» WHAT THE EXERCISE ASKS
Word for word, give the material below again, minus any images.
◇ ◇ ◇ ◇ ◇ ◇ ◇
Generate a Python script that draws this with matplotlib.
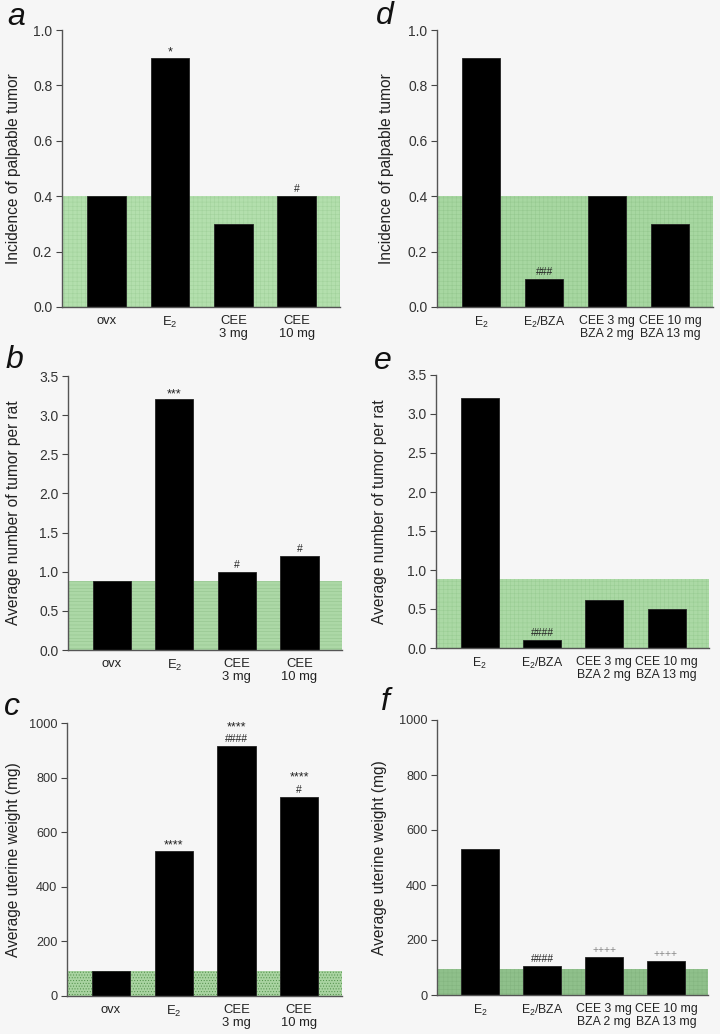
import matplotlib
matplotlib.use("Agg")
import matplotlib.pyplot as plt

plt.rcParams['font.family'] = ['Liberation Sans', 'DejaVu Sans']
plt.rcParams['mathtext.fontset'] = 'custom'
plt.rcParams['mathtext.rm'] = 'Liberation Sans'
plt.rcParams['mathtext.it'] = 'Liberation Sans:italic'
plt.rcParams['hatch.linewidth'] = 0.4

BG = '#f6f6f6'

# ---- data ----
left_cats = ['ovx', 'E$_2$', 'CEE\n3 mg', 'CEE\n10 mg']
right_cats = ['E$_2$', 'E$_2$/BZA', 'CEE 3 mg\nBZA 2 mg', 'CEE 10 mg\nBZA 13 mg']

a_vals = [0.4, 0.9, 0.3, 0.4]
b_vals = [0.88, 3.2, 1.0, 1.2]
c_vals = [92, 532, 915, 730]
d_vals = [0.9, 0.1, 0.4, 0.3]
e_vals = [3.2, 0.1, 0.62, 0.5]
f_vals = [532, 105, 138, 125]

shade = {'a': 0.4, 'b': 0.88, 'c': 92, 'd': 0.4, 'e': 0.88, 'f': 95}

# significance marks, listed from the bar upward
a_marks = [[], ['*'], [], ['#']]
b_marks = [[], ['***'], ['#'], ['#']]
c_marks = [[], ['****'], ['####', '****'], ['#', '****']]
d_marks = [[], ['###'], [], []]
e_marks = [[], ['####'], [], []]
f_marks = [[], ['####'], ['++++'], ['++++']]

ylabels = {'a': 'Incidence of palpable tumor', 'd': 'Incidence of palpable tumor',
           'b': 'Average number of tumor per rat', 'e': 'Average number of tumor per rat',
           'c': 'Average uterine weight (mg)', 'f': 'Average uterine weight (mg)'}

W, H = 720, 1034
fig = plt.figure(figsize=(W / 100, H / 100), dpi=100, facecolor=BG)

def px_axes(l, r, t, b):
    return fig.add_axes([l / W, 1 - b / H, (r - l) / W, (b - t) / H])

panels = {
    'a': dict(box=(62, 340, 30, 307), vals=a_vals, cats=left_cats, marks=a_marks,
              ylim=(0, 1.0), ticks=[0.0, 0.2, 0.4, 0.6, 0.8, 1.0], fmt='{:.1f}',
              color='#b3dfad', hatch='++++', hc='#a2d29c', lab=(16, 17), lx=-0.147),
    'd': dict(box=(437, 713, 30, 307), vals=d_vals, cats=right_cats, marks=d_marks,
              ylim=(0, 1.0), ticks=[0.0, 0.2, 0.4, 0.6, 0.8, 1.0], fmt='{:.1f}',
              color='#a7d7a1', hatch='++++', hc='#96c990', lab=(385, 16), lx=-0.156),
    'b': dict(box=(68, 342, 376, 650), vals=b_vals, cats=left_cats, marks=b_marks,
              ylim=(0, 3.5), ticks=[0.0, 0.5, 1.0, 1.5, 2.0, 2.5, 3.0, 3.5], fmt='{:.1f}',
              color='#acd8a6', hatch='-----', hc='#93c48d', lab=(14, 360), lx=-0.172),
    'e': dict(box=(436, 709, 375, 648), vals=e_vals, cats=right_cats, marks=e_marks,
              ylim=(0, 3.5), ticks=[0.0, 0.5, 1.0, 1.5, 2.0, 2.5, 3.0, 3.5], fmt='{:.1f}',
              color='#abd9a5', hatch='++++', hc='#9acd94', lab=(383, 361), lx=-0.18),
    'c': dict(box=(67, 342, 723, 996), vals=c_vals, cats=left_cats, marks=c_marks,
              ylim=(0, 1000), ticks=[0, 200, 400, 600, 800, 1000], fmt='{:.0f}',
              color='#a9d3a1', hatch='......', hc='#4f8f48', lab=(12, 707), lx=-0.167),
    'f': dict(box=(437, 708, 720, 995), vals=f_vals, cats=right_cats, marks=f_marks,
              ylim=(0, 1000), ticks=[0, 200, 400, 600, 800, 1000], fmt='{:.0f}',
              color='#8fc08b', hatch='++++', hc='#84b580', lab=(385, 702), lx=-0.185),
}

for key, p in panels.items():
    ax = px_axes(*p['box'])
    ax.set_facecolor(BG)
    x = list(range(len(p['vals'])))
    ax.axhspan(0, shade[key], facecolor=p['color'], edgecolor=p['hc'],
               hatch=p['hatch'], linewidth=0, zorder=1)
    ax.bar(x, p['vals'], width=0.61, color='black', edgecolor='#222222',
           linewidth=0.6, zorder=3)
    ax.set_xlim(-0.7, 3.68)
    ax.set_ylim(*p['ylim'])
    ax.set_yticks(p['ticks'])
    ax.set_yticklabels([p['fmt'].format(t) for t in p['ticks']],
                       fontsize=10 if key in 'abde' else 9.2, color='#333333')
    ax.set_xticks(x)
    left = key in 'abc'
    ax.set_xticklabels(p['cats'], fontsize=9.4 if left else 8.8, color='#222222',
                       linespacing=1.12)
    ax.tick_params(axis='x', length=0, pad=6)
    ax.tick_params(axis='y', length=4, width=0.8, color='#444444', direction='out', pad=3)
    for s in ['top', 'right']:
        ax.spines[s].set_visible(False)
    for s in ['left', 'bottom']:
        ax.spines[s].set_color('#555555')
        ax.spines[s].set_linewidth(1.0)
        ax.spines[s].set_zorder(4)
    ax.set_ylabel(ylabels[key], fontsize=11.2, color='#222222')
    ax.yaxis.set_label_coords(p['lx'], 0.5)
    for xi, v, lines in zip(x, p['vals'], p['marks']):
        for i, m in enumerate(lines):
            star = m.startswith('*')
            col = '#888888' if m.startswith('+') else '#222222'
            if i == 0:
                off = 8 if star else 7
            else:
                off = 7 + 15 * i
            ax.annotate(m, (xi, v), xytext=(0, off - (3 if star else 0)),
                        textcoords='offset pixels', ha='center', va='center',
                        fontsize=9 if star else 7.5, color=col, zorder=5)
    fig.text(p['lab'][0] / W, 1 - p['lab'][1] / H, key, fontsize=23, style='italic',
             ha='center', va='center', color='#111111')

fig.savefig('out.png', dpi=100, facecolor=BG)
◇ ◇ ◇ ◇ ◇ ◇ ◇
» CORRECT RESPONSE
Generate a Python script that draws this with matplotlib.
import matplotlib
matplotlib.use("Agg")
import matplotlib.pyplot as plt

plt.rcParams['font.family'] = ['Liberation Sans', 'DejaVu Sans']
plt.rcParams['mathtext.fontset'] = 'custom'
plt.rcParams['mathtext.rm'] = 'Liberation Sans'
plt.rcParams['mathtext.it'] = 'Liberation Sans:italic'
plt.rcParams['hatch.linewidth'] = 0.4

BG = '#f6f6f6'

# ---- data ----
left_cats = ['ovx', 'E$_2$', 'CEE\n3 mg', 'CEE\n10 mg']
right_cats = ['E$_2$', 'E$_2$/BZA', 'CEE 3 mg\nBZA 2 mg', 'CEE 10 mg\nBZA 13 mg']

a_vals = [0.4, 0.9, 0.3, 0.4]
b_vals = [0.88, 3.2, 1.0, 1.2]
c_vals = [92, 532, 915, 730]
d_vals = [0.9, 0.1, 0.4, 0.3]
e_vals = [3.2, 0.1, 0.62, 0.5]
f_vals = [532, 105, 138, 125]

shade = {'a': 0.4, 'b': 0.88, 'c': 92, 'd': 0.4, 'e': 0.88, 'f': 95}

# significance marks, listed from the bar upward
a_marks = [[], ['*'], [], ['#']]
b_marks = [[], ['***'], ['#'], ['#']]
c_marks = [[], ['****'], ['####', '****'], ['#', '****']]
d_marks = [[], ['###'], [], []]
e_marks = [[], ['####'], [], []]
f_marks = [[], ['####'], ['++++'], ['++++']]

ylabels = {'a': 'Incidence of palpable tumor', 'd': 'Incidence of palpable tumor',
           'b': 'Average number of tumor per rat', 'e': 'Average number of tumor per rat',
           'c': 'Average uterine weight (mg)', 'f': 'Average uterine weight (mg)'}

W, H = 720, 1034
fig = plt.figure(figsize=(W / 100, H / 100), dpi=100, facecolor=BG)

def px_axes(l, r, t, b):
    return fig.add_axes([l / W, 1 - b / H, (r - l) / W, (b - t) / H])

panels = {
    'a': dict(box=(62, 340, 30, 307), vals=a_vals, cats=left_cats, marks=a_marks,
              ylim=(0, 1.0), ticks=[0.0, 0.2, 0.4, 0.6, 0.8, 1.0], fmt='{:.1f}',
              color='#b3dfad', hatch='++++', hc='#a2d29c', lab=(16, 17), lx=-0.147),
    'd': dict(box=(437, 713, 30, 307), vals=d_vals, cats=right_cats, marks=d_marks,
              ylim=(0, 1.0), ticks=[0.0, 0.2, 0.4, 0.6, 0.8, 1.0], fmt='{:.1f}',
              color='#a7d7a1', hatch='++++', hc='#96c990', lab=(385, 16), lx=-0.156),
    'b': dict(box=(68, 342, 376, 650), vals=b_vals, cats=left_cats, marks=b_marks,
              ylim=(0, 3.5), ticks=[0.0, 0.5, 1.0, 1.5, 2.0, 2.5, 3.0, 3.5], fmt='{:.1f}',
              color='#acd8a6', hatch='-----', hc='#93c48d', lab=(14, 360), lx=-0.172),
    'e': dict(box=(436, 709, 375, 648), vals=e_vals, cats=right_cats, marks=e_marks,
              ylim=(0, 3.5), ticks=[0.0, 0.5, 1.0, 1.5, 2.0, 2.5, 3.0, 3.5], fmt='{:.1f}',
              color='#abd9a5', hatch='++++', hc='#9acd94', lab=(383, 361), lx=-0.18),
    'c': dict(box=(67, 342, 723, 996), vals=c_vals, cats=left_cats, marks=c_marks,
              ylim=(0, 1000), ticks=[0, 200, 400, 600, 800, 1000], fmt='{:.0f}',
              color='#a9d3a1', hatch='......', hc='#4f8f48', lab=(12, 707), lx=-0.167),
    'f': dict(box=(437, 708, 720, 995), vals=f_vals, cats=right_cats, marks=f_marks,
              ylim=(0, 1000), ticks=[0, 200, 400, 600, 800, 1000], fmt='{:.0f}',
              color='#8fc08b', hatch='++++', hc='#84b580', lab=(385, 702), lx=-0.185),
}

for key, p in panels.items():
    ax = px_axes(*p['box'])
    ax.set_facecolor(BG)
    x = list(range(len(p['vals'])))
    ax.axhspan(0, shade[key], facecolor=p['color'], edgecolor=p['hc'],
               hatch=p['hatch'], linewidth=0, zorder=1)
    ax.bar(x, p['vals'], width=0.61, color='black', edgecolor='#222222',
           linewidth=0.6, zorder=3)
    ax.set_xlim(-0.7, 3.68)
    ax.set_ylim(*p['ylim'])
    ax.set_yticks(p['ticks'])
    ax.set_yticklabels([p['fmt'].format(t) for t in p['ticks']],
                       fontsize=10 if key in 'abde' else 9.2, color='#333333')
    ax.set_xticks(x)
    left = key in 'abc'
    ax.set_xticklabels(p['cats'], fontsize=9.4 if left else 8.8, color='#222222',
                       linespacing=1.12)
    ax.tick_params(axis='x', length=0, pad=6)
    ax.tick_params(axis='y', length=4, width=0.8, color='#444444', direction='out', pad=3)
    for s in ['top', 'right']:
        ax.spines[s].set_visible(False)
    for s in ['left', 'bottom']:
        ax.spines[s].set_color('#555555')
        ax.spines[s].set_linewidth(1.0)
        ax.spines[s].set_zorder(4)
    ax.set_ylabel(ylabels[key], fontsize=11.2, color='#222222')
    ax.yaxis.set_label_coords(p['lx'], 0.5)
    for xi, v, lines in zip(x, p['vals'], p['marks']):
        for i, m in enumerate(lines):
            star = m.startswith('*')
            col = '#888888' if m.startswith('+') else '#222222'
            if i == 0:
                off = 8 if star else 7
            else:
                off = 7 + 15 * i
            ax.annotate(m, (xi, v), xytext=(0, off - (3 if star else 0)),
                        textcoords='offset pixels', ha='center', va='center',
                        fontsize=9 if star else 7.5, color=col, zorder=5)
    fig.text(p['lab'][0] / W, 1 - p['lab'][1] / H, key, fontsize=23, style='italic',
             ha='center', va='center', color='#111111')

fig.savefig('out.png', dpi=100, facecolor=BG)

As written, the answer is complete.